Proposed firmware modification
The proposal is to:
- Add a table of (A,b) parameters in the flash memory, initially (1,0) for each sensor and motor.
- Change the firmware so that at runtime it applies this transformation on the fly to each value, either when reading (sensors) or writing (motor target).
This will consume 11 words of flash memory, and will add approximately 66 cycles to the microcontroller's update loop.
For example, when the Aseba program asks to set the target motor left speed to 300, and the flash parameters have (105,6) stored because the physical motor is 5% slower than expected, the value actually applied would be (300*1.05+6) = 321. For example, a batch of ground sensors that measure at 80% of the expected value, would have flash parameters (125,0), and convert a measured value of 420 to 525.
Plan B (plan Z): compiler modification
If it is not feasible to change the firmware, the Aseba compiler could be changed to take into account an optional robot profile, consisting of the calibration parameters. The generated code would apply these transformations when reading or writing. Advantage: no modification of firmware. Disadvantages:
- Bytecodes would not be portable between robots. Possibly not a problem since usually programs are recompiled anyway, except when loaded automatically from the SD card
- Since the transformation is done in bytecode, it will be slower and reduce available program memory
- The Studio will need access to a catalog of robot profiles or a means of loading one.
Calibration environment
The calibration environment could be a 1000mmx1000mm box with off-white walls and a fixed ground pattern.
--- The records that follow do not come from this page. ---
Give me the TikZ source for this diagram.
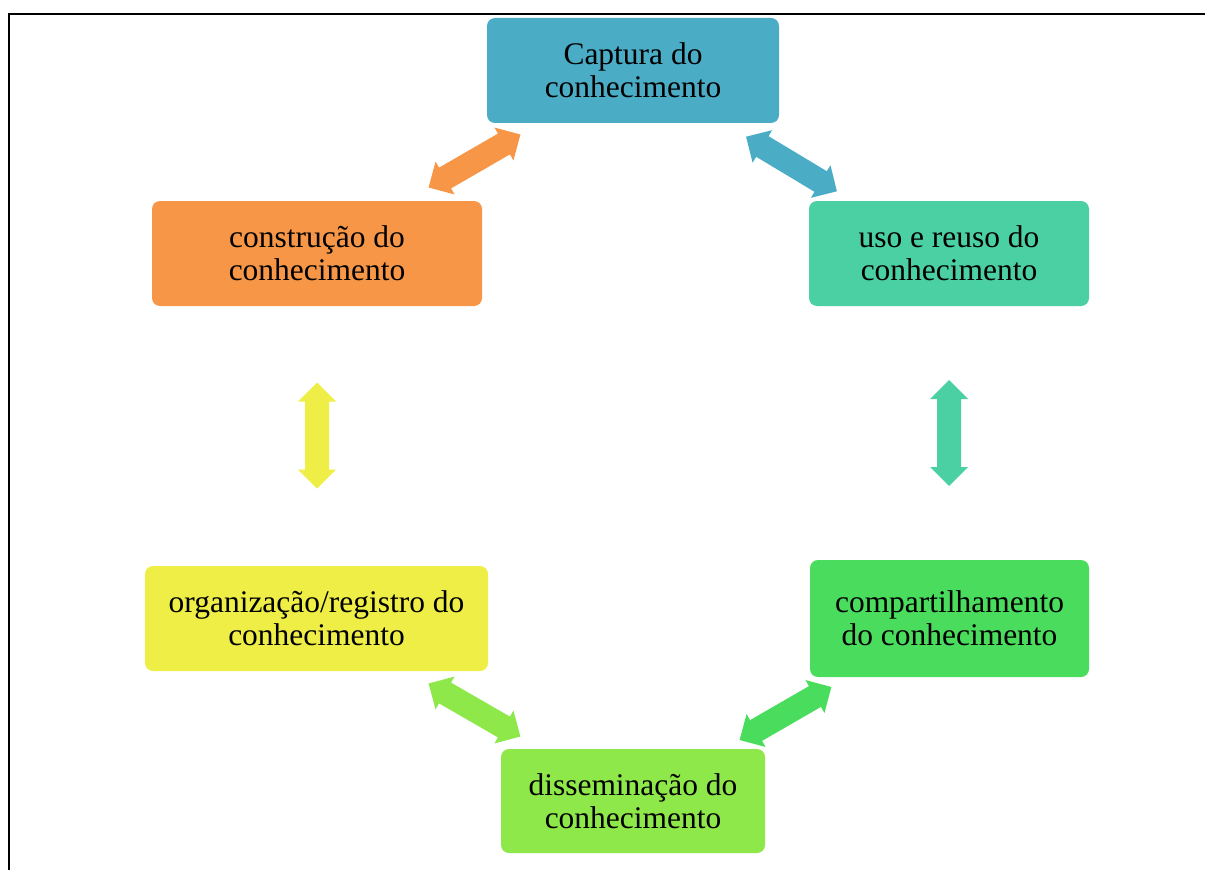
\documentclass[tikz,border=0pt]{standalone}
\usepackage{fontspec}
\setmainfont{Liberation Serif}
\newdimen\pxd \pxd=0.75pt
\definecolor{cblue}{RGB}{75,172,198}
\definecolor{corange}{RGB}{247,150,70}
\definecolor{cteal}{RGB}{75,208,164}
\definecolor{cgreen}{RGB}{74,220,92}
\definecolor{clgreen}{RGB}{142,232,74}
\definecolor{cyellow}{RGB}{238,238,70}
\tikzset{
  box/.style={rounded corners=8\pxd, inner sep=0pt, align=center,
    font=\fontsize{23.6pt}{24.8pt}\selectfont, text=black},
  dblarrow/.pic={\fill (-53,0) -- (-34,19) -- (-34,12) -- (34,12) -- (34,19)
     -- (53,0) -- (34,-19) -- (34,-12) -- (-34,-12) -- (-34,-19) -- cycle;}
}
\begin{document}
\begin{tikzpicture}[x=0.75pt,y=-0.75pt]
\useasboundingbox (0,0) rectangle (1205,870);
\draw[line width=2.2\pxd] (9,870) -- (9,14) -- (1210,14);
\node[box, fill=cblue, minimum width=292\pxd, minimum height=105\pxd] (cap) at (633,70.5) {Captura do\\conhecimento};
\node[box, fill=corange, minimum width=330\pxd, minimum height=105\pxd] (con) at (317,253.5) {constru\c{c}\~ao do\\conhecimento};
\node[box, fill=cteal, minimum width=280\pxd, minimum height=105\pxd] (uso) at (949,253.5) {uso e reuso do\\conhecimento};
\node[box, fill=cyellow, minimum width=343\pxd, minimum height=105\pxd] (org) at (316.5,618.5) {organiza\c{c}\~ao/registro do\\conhecimento};
\node[box, fill=cgreen, minimum width=279\pxd, minimum height=117\pxd] (com) at (949.5,618.5) {compartilhamento\\do conhecimento};
\node[box, fill=clgreen, minimum width=264\pxd, minimum height=104\pxd] (dis) at (633,801) {dissemina\c{c}\~ao do\\conhecimento};
\coordinate (a1) at (474.5,161);
\coordinate (a2) at (791.5,164);
\coordinate (a3) at (317,435.5);
\coordinate (a4) at (949,433);
\coordinate (a5) at (474.5,710);
\coordinate (a6) at (785.5,713.5);
\pic[corange, rotate=30] at (a1) {dblarrow};
\pic[cblue, rotate=-31] at (a2) {dblarrow};
\pic[cyellow, rotate=90] at (a3) {dblarrow};
\pic[cteal, rotate=90] at (a4) {dblarrow};
\pic[clgreen, rotate=-30] at (a5) {dblarrow};
\pic[cgreen, rotate=30] at (a6) {dblarrow};
\end{tikzpicture}
\end{document}
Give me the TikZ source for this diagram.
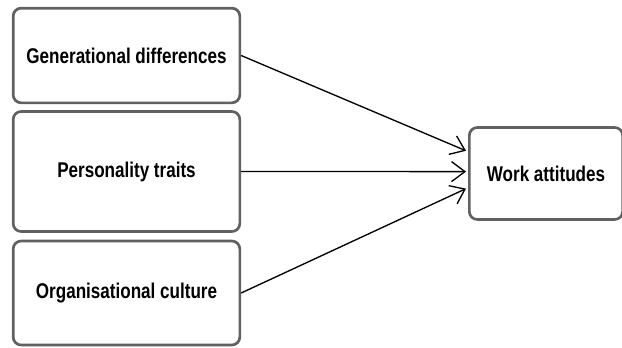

It could be built by any user or by a local support service. With the right ground pattern, the time series of left and right ground sensor events for a given motor speed is enough to deduce: ground speed (from the intervals of the events), left/right motor delta (from the phase of the events, since the delta will induce a curved path), and ground sensor grey level detection (from the measured values).
Since printers have different ideas of grey levels, it might be more reliable to use a black and white dither pattern. The ground sensors see out of focus anyway.
The proximity sensors can be calibrated from the dimensions of the box, only once the motor speeds have been calibrated.